A sync_file thingy in the display stack is equivalent to a service socket in systemd.

Is the above correct, and a valid way of understanding things?

Ekstrand: Plumbing explicit synchronization through the Linux ecosystem

kazer — Fri, 13 Mar 2020 09:41:01 +0000

It seems like a good proposal. There's some technical debt (backlog of ancient tech in need of updating) and this might go some way in solving them.

Ekstrand: Plumbing explicit synchronization through the Linux ecosystem

jafd — Thu, 12 Mar 2020 20:41:41 +0000

You wish they did.

Ekstrand: Plumbing explicit synchronization through the Linux ecosystem

bovinespirit — Thu, 12 Mar 2020 08:18:44 +0000

This is a weighty article crossing many systems and projects and presenting a proposal that could have far reaching consequences.
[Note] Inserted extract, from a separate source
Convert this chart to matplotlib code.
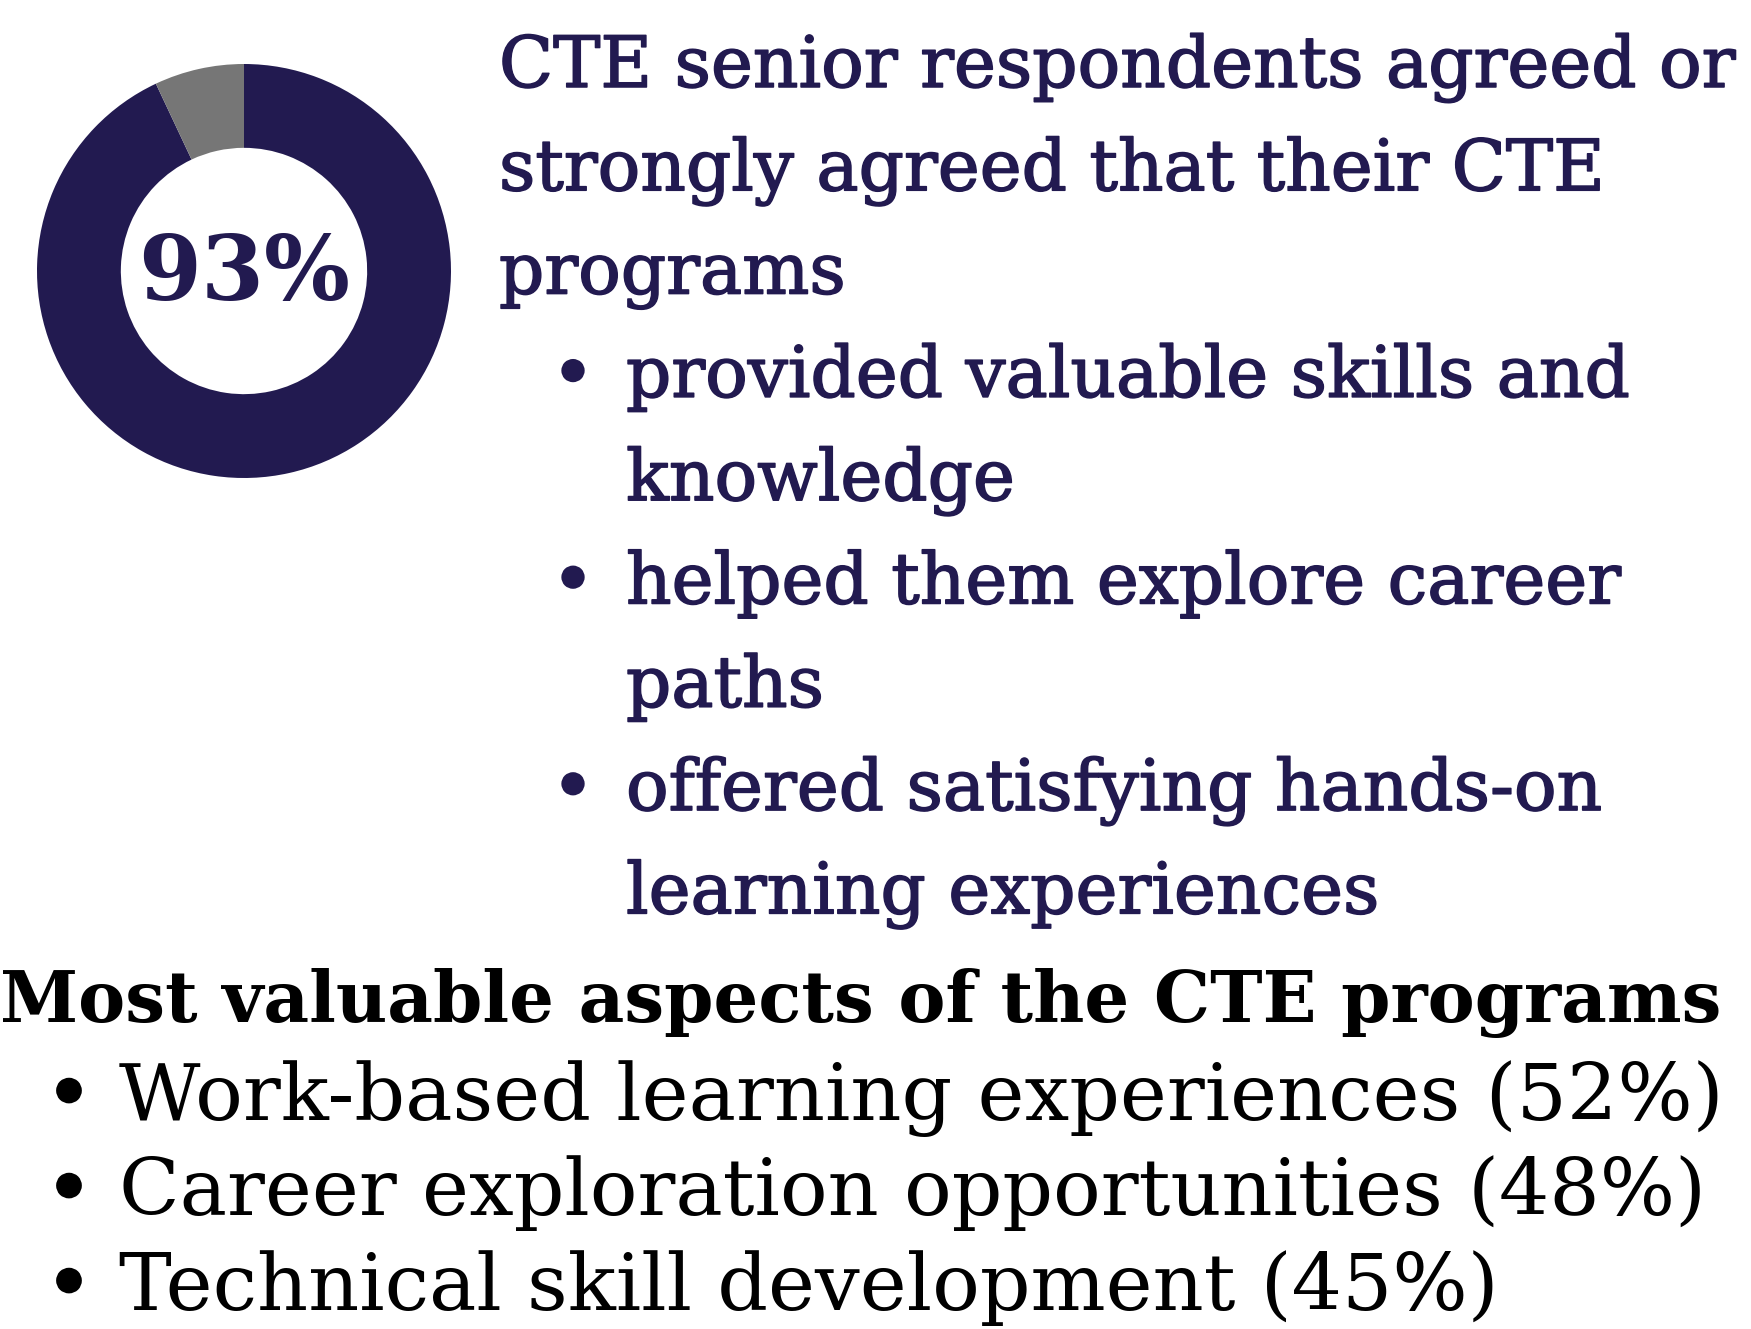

I expect the LWN community is carefully considering the proposal and maybe conducting it's own researches before reaching it's conclusions and contributing carefully considered comments, if appropriate.

That's how internet forums work, isn't it?

Ekstrand: Plumbing explicit synchronization through the Linux ecosystem

scientes — Thu, 12 Mar 2020 07:01:24 +0000

It is a nice demonstration of the bike shed principal that the most interesting things posted in this week's LWN has zero comments, while the article about a silly new syscall has many.